Good things in small packages: the tiniest drones could have the largest impact

Looking to nature to design smaller drones with machine learning AI for mapping and more.

 

 

We at HERE love to talk about drones. It's no wonder why: from mapping to delivery to autonomous vehicles, drones represent a major disruption of established business models, and are proving to be real lifesavers.

As we continue to improve our Reality Index, we are always looking for better ways to visualize the world around us.

Researchers and engineers at Purdue University have taken inspiration from the humblest of animals, hummingbirds and insects, and developed a revolutionary new propulsion system, permitting working drones as small as a single gram. Their larger twelve-gram drone has a carrying capacity of twenty-seven grams, enough for a battery and a camera.

As impressive, or more, than the mechanics of the drones are the brains that work them. Machine learning algorithms let the drones be "taught" how to act like a hummingbird.

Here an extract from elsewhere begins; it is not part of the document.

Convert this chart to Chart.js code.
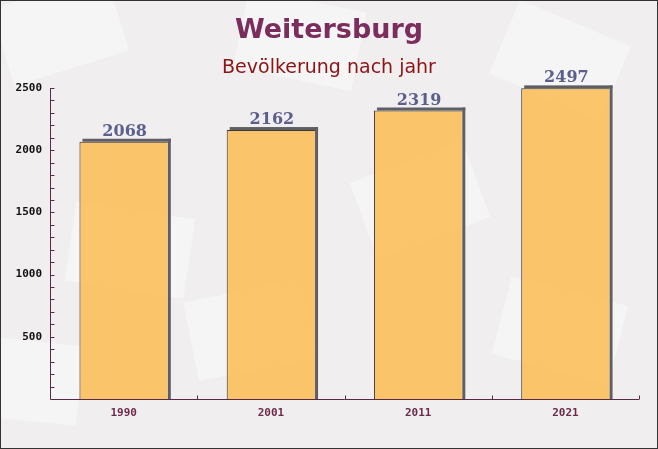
<!DOCTYPE html>
<html>
<head>
<meta charset="utf-8">
<script src="https://cdn.jsdelivr.net/npm/chart.js@4.4.0/dist/chart.umd.min.js"></script>
<style>
  html, body { margin: 0; padding: 0; background: #fff; }
  #wrap { width: 658px; height: 449px; position: relative; }
</style>
</head>
<body>
<div id="wrap"><canvas id="myChart" width="658" height="449"></canvas></div>
<script>
var years = ["1990", "2001", "2011", "2021"];
var population = [2068, 2162, 2319, 2497];
var yTicks = [500, 1000, 1500, 2000, 2500];

// background, frame and titles
var decoPlugin = {
    id: 'deco',
    beforeDraw: function(chart) {
        var c = chart.ctx;
        c.save();
        c.fillStyle = '#f1eef0';
        c.fillRect(0, 0, chart.width, chart.height);
        // faint envelope shapes
        c.fillStyle = 'rgba(255,255,255,0.4)';
        var env = [[60, 30, -0.3], [300, 40, 0.2], [560, 60, 0.4], [130, 250, 0.15], [420, 200, -0.35], [560, 330, 0.25], [250, 330, -0.2], [20, 380, 0.1]];
        env.forEach(function(e) {
            c.save();
            c.translate(e[0], e[1]);
            c.rotate(e[2]);
            c.fillRect(-60, -40, 120, 80);
            c.restore();
        });
        c.restore();
    },
    afterDraw: function(chart) {
        var c = chart.ctx;
        c.save();
        c.textAlign = 'center';
        c.textBaseline = 'middle';
        c.fillStyle = '#7b2d5d';
        c.font = 'bold 27px "DejaVu Sans"';
        c.fillText('Weitersburg', 329, 31);
        c.fillStyle = '#8b1414';
        c.font = '19px "DejaVu Sans"';
        c.fillText('Bevölkerung nach jahr', 329, 68);
        c.strokeStyle = '#333';
        c.lineWidth = 1;
        c.strokeRect(0.5, 0.5, chart.width - 1, chart.height - 1);
        c.restore();
    }
};

// 3d shadow behind the bars
var shadowPlugin = {
    id: 'shadow',
    beforeDatasetsDraw: function(chart) {
        var c = chart.ctx;
        var meta = chart.getDatasetMeta(0);
        c.save();
        c.fillStyle = '#5e5e64';
        meta.data.forEach(function(bar) {
            var x0 = bar.x - bar.width / 2, x1 = bar.x + bar.width / 2;
            var off = 3;
            c.fillRect(x0 + off, bar.y - off, bar.width, off);
            c.fillRect(x1, bar.y - off, off, bar.base - bar.y + off);
        });
        c.restore();
    },
    afterDatasetsDraw: function(chart) {
        var c = chart.ctx;
        var meta = chart.getDatasetMeta(0);
        var y = chart.scales.y, x = chart.scales.x;
        c.save();
        // value labels
        c.fillStyle = '#5b5f8c';
        c.font = 'bold 16px "DejaVu Serif"';
        c.textAlign = 'center';
        c.textBaseline = 'alphabetic';
        meta.data.forEach(function(bar, i) {
            c.fillText(String(population[i]), bar.x + 1, bar.y - 6);
        });
        // axis lines and ticks
        c.strokeStyle = '#5a2a45';
        c.lineWidth = 1;
        c.beginPath();
        var ax = Math.round(x.left) + 0.5;
        var ab = Math.round(y.bottom) + 0.5;
        c.moveTo(ax, y.top);
        c.lineTo(ax, ab);
        c.lineTo(x.right, ab);
        for (var v = 100; v <= y.max; v += 100) {
            var py = Math.round(y.getPixelForValue(v)) + 0.5;
            c.moveTo(ax, py);
            c.lineTo(ax + 4, py);
        }
        for (var i = 0; i < years.length; i++) {
            var px = Math.round(x.getPixelForValue(i) + (x.getPixelForValue(1) - x.getPixelForValue(0)) / 2) + 0.5;
            c.moveTo(px, ab);
            c.lineTo(px, ab - 4);
        }
        c.stroke();
        c.restore();
    }
};

var ctx = document.getElementById("myChart");
var myChart = new Chart(ctx, {
    type: 'bar',
    data: {
        labels: years,
        datasets: [{
            data: population,
            backgroundColor: 'rgba(252,186,72,0.8)',
            borderColor: '#3a3a3a',
            borderWidth: { left: 1, top: 1, right: 0, bottom: 0 },
            barPercentage: 0.6,
            categoryPercentage: 1
        }]
    },
    options: {
        responsive: false,
        animation: false,
        layout: { padding: { top: 88, right: 19, left: 0, bottom: 0 } },
        plugins: { legend: { display: false }, tooltip: { enabled: false } },
        scales: {
            x: {
                grid: { display: false, drawTicks: false },
                border: { display: false },
                ticks: {
                    color: '#6b2b4b',
                    font: { family: '"DejaVu Sans Mono"', weight: 'bold', size: 11 },
                    padding: 8
                },
                afterFit: function(s) { s.height = 50; }
            },
            y: {
                min: 0,
                max: 2500,
                grid: { display: false, drawTicks: false },
                border: { display: false },
                afterBuildTicks: function(s) {
                    s.ticks = yTicks.map(function(v) { return { value: v }; });
                },
                ticks: {
                    color: '#111',
                    font: { family: '"DejaVu Sans Mono"', weight: 'bold', size: 11 },
                    padding: 8,
                    callback: function(v) { return String(v); }
                },
                afterFit: function(s) { s.width = 50; }
            }
        }
    },
    plugins: [decoPlugin, shadowPlugin]
});
</script>
</body>
</html>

And even without a camera, the drones proved able to map out areas by touching surfaces.

This allows drones to go in spaces previously unreachable. Drones have already been used in search and rescue capacities. These new drones would be able to navigate through collapsed structures, mapping the areas with high precision.

The team also stresses a sustainability and environmental message. These drones can help study hummingbirds and insects in wild, following along with them. With concerns about colony collapse on the rise, this level of scrutiny is vital.

These drones aren't quite ready for the production line, but they represent a crucial step in the development of several key technologies. They might be tiny, but their impact will be huge.